## Information shown

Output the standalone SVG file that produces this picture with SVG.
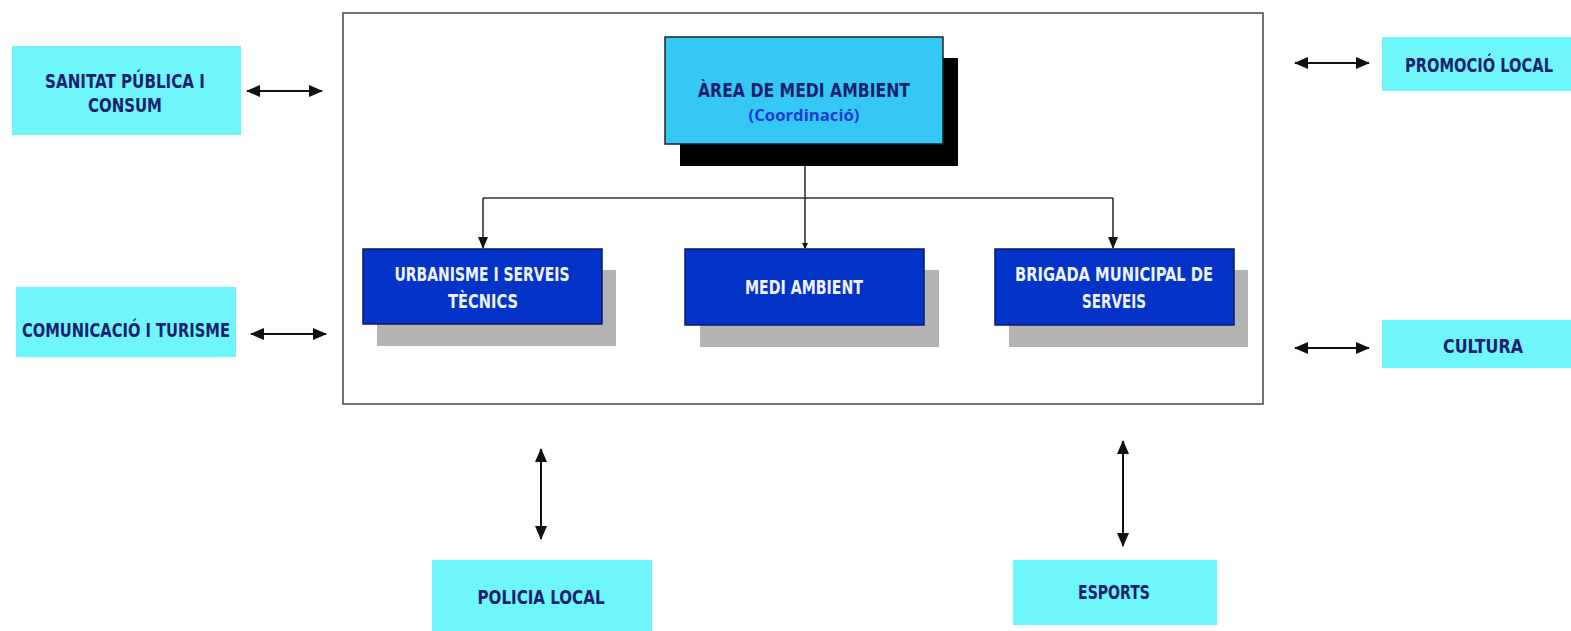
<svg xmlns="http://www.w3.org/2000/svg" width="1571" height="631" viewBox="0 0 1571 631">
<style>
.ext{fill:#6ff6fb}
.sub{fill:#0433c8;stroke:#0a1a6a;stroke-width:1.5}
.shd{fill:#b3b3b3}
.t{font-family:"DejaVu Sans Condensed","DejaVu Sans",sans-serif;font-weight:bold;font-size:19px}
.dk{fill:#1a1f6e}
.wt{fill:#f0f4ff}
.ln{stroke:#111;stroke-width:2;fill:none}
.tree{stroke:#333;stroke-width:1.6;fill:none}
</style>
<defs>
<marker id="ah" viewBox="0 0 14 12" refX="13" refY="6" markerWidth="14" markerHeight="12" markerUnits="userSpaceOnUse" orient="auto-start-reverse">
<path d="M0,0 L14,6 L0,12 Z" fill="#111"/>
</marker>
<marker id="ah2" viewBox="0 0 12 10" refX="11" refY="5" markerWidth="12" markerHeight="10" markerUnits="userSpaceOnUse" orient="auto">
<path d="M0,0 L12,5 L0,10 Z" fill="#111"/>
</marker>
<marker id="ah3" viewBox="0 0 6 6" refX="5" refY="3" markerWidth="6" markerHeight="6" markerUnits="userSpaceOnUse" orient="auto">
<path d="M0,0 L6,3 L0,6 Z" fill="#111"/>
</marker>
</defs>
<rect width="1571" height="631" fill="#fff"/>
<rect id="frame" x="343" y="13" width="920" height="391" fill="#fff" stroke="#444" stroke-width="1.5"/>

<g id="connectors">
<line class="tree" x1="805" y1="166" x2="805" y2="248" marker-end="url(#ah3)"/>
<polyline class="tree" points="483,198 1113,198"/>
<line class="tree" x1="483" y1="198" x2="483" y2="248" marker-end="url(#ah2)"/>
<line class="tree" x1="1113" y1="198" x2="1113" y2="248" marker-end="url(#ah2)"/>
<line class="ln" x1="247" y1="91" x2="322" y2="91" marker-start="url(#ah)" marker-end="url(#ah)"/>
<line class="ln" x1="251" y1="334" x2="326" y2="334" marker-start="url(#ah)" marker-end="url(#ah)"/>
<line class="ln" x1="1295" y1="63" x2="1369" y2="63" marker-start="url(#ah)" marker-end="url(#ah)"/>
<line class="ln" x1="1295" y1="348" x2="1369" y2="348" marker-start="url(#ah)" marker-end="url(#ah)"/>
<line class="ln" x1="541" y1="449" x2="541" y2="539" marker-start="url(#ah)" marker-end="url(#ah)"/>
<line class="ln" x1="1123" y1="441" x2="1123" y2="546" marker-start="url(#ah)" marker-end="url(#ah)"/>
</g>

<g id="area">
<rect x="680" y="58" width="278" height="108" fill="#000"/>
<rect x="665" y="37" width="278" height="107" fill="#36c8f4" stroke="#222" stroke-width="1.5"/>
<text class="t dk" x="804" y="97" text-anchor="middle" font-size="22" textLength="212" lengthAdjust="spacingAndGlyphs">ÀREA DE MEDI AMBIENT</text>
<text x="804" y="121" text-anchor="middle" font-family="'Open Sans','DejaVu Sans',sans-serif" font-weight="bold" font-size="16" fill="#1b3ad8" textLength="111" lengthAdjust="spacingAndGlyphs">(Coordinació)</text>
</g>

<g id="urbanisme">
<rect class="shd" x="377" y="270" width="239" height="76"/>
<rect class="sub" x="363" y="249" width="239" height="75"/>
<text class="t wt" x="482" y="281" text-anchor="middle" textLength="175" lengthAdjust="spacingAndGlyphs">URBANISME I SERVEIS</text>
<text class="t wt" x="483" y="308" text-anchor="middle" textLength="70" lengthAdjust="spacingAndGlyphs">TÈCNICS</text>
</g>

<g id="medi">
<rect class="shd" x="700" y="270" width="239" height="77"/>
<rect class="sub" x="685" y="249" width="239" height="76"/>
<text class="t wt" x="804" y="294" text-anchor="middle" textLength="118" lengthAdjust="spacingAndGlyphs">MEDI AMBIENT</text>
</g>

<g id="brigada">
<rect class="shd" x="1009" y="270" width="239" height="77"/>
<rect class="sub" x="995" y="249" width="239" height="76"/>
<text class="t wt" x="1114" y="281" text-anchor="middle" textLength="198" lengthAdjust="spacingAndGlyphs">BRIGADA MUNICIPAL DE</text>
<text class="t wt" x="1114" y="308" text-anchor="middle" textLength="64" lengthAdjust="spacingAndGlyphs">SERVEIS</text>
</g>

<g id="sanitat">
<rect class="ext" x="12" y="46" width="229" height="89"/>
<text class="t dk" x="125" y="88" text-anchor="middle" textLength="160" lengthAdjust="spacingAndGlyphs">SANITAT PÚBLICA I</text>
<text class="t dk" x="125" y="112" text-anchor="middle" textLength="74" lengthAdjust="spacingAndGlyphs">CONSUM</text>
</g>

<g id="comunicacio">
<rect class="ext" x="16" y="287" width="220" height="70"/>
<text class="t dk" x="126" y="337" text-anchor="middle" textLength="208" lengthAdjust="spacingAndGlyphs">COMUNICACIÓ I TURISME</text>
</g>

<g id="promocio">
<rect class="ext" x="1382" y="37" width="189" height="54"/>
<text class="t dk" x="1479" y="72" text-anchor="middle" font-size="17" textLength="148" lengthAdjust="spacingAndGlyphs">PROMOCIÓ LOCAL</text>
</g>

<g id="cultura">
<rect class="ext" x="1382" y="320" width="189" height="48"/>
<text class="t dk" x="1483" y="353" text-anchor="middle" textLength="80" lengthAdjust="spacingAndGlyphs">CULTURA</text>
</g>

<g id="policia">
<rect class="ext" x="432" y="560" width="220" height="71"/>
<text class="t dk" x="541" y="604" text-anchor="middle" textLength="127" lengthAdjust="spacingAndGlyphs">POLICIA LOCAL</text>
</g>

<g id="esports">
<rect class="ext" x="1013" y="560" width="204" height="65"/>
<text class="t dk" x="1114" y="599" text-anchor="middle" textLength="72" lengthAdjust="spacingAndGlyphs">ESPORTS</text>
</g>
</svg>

## Direction
All of the data above should be transcribed verbatim, with pictures omitted.

## Finished exercise
Output the standalone SVG file that produces this picture with SVG.
<svg xmlns="http://www.w3.org/2000/svg" width="1571" height="631" viewBox="0 0 1571 631">
<style>
.ext{fill:#6ff6fb}
.sub{fill:#0433c8;stroke:#0a1a6a;stroke-width:1.5}
.shd{fill:#b3b3b3}
.t{font-family:"DejaVu Sans Condensed","DejaVu Sans",sans-serif;font-weight:bold;font-size:19px}
.dk{fill:#1a1f6e}
.wt{fill:#f0f4ff}
.ln{stroke:#111;stroke-width:2;fill:none}
.tree{stroke:#333;stroke-width:1.6;fill:none}
</style>
<defs>
<marker id="ah" viewBox="0 0 14 12" refX="13" refY="6" markerWidth="14" markerHeight="12" markerUnits="userSpaceOnUse" orient="auto-start-reverse">
<path d="M0,0 L14,6 L0,12 Z" fill="#111"/>
</marker>
<marker id="ah2" viewBox="0 0 12 10" refX="11" refY="5" markerWidth="12" markerHeight="10" markerUnits="userSpaceOnUse" orient="auto">
<path d="M0,0 L12,5 L0,10 Z" fill="#111"/>
</marker>
<marker id="ah3" viewBox="0 0 6 6" refX="5" refY="3" markerWidth="6" markerHeight="6" markerUnits="userSpaceOnUse" orient="auto">
<path d="M0,0 L6,3 L0,6 Z" fill="#111"/>
</marker>
</defs>
<rect width="1571" height="631" fill="#fff"/>
<rect id="frame" x="343" y="13" width="920" height="391" fill="#fff" stroke="#444" stroke-width="1.5"/>

<g id="connectors">
<line class="tree" x1="805" y1="166" x2="805" y2="248" marker-end="url(#ah3)"/>
<polyline class="tree" points="483,198 1113,198"/>
<line class="tree" x1="483" y1="198" x2="483" y2="248" marker-end="url(#ah2)"/>
<line class="tree" x1="1113" y1="198" x2="1113" y2="248" marker-end="url(#ah2)"/>
<line class="ln" x1="247" y1="91" x2="322" y2="91" marker-start="url(#ah)" marker-end="url(#ah)"/>
<line class="ln" x1="251" y1="334" x2="326" y2="334" marker-start="url(#ah)" marker-end="url(#ah)"/>
<line class="ln" x1="1295" y1="63" x2="1369" y2="63" marker-start="url(#ah)" marker-end="url(#ah)"/>
<line class="ln" x1="1295" y1="348" x2="1369" y2="348" marker-start="url(#ah)" marker-end="url(#ah)"/>
<line class="ln" x1="541" y1="449" x2="541" y2="539" marker-start="url(#ah)" marker-end="url(#ah)"/>
<line class="ln" x1="1123" y1="441" x2="1123" y2="546" marker-start="url(#ah)" marker-end="url(#ah)"/>
</g>

<g id="area">
<rect x="680" y="58" width="278" height="108" fill="#000"/>
<rect x="665" y="37" width="278" height="107" fill="#36c8f4" stroke="#222" stroke-width="1.5"/>
<text class="t dk" x="804" y="97" text-anchor="middle" font-size="22" textLength="212" lengthAdjust="spacingAndGlyphs">ÀREA DE MEDI AMBIENT</text>
<text x="804" y="121" text-anchor="middle" font-family="'Open Sans','DejaVu Sans',sans-serif" font-weight="bold" font-size="16" fill="#1b3ad8" textLength="111" lengthAdjust="spacingAndGlyphs">(Coordinació)</text>
</g>

<g id="urbanisme">
<rect class="shd" x="377" y="270" width="239" height="76"/>
<rect class="sub" x="363" y="249" width="239" height="75"/>
<text class="t wt" x="482" y="281" text-anchor="middle" textLength="175" lengthAdjust="spacingAndGlyphs">URBANISME I SERVEIS</text>
<text class="t wt" x="483" y="308" text-anchor="middle" textLength="70" lengthAdjust="spacingAndGlyphs">TÈCNICS</text>
</g>

<g id="medi">
<rect class="shd" x="700" y="270" width="239" height="77"/>
<rect class="sub" x="685" y="249" width="239" height="76"/>
<text class="t wt" x="804" y="294" text-anchor="middle" textLength="118" lengthAdjust="spacingAndGlyphs">MEDI AMBIENT</text>
</g>

<g id="brigada">
<rect class="shd" x="1009" y="270" width="239" height="77"/>
<rect class="sub" x="995" y="249" width="239" height="76"/>
<text class="t wt" x="1114" y="281" text-anchor="middle" textLength="198" lengthAdjust="spacingAndGlyphs">BRIGADA MUNICIPAL DE</text>
<text class="t wt" x="1114" y="308" text-anchor="middle" textLength="64" lengthAdjust="spacingAndGlyphs">SERVEIS</text>
</g>

<g id="sanitat">
<rect class="ext" x="12" y="46" width="229" height="89"/>
<text class="t dk" x="125" y="88" text-anchor="middle" textLength="160" lengthAdjust="spacingAndGlyphs">SANITAT PÚBLICA I</text>
<text class="t dk" x="125" y="112" text-anchor="middle" textLength="74" lengthAdjust="spacingAndGlyphs">CONSUM</text>
</g>

<g id="comunicacio">
<rect class="ext" x="16" y="287" width="220" height="70"/>
<text class="t dk" x="126" y="337" text-anchor="middle" textLength="208" lengthAdjust="spacingAndGlyphs">COMUNICACIÓ I TURISME</text>
</g>

<g id="promocio">
<rect class="ext" x="1382" y="37" width="189" height="54"/>
<text class="t dk" x="1479" y="72" text-anchor="middle" font-size="17" textLength="148" lengthAdjust="spacingAndGlyphs">PROMOCIÓ LOCAL</text>
</g>

<g id="cultura">
<rect class="ext" x="1382" y="320" width="189" height="48"/>
<text class="t dk" x="1483" y="353" text-anchor="middle" textLength="80" lengthAdjust="spacingAndGlyphs">CULTURA</text>
</g>

<g id="policia">
<rect class="ext" x="432" y="560" width="220" height="71"/>
<text class="t dk" x="541" y="604" text-anchor="middle" textLength="127" lengthAdjust="spacingAndGlyphs">POLICIA LOCAL</text>
</g>

<g id="esports">
<rect class="ext" x="1013" y="560" width="204" height="65"/>
<text class="t dk" x="1114" y="599" text-anchor="middle" textLength="72" lengthAdjust="spacingAndGlyphs">ESPORTS</text>
</g>
</svg>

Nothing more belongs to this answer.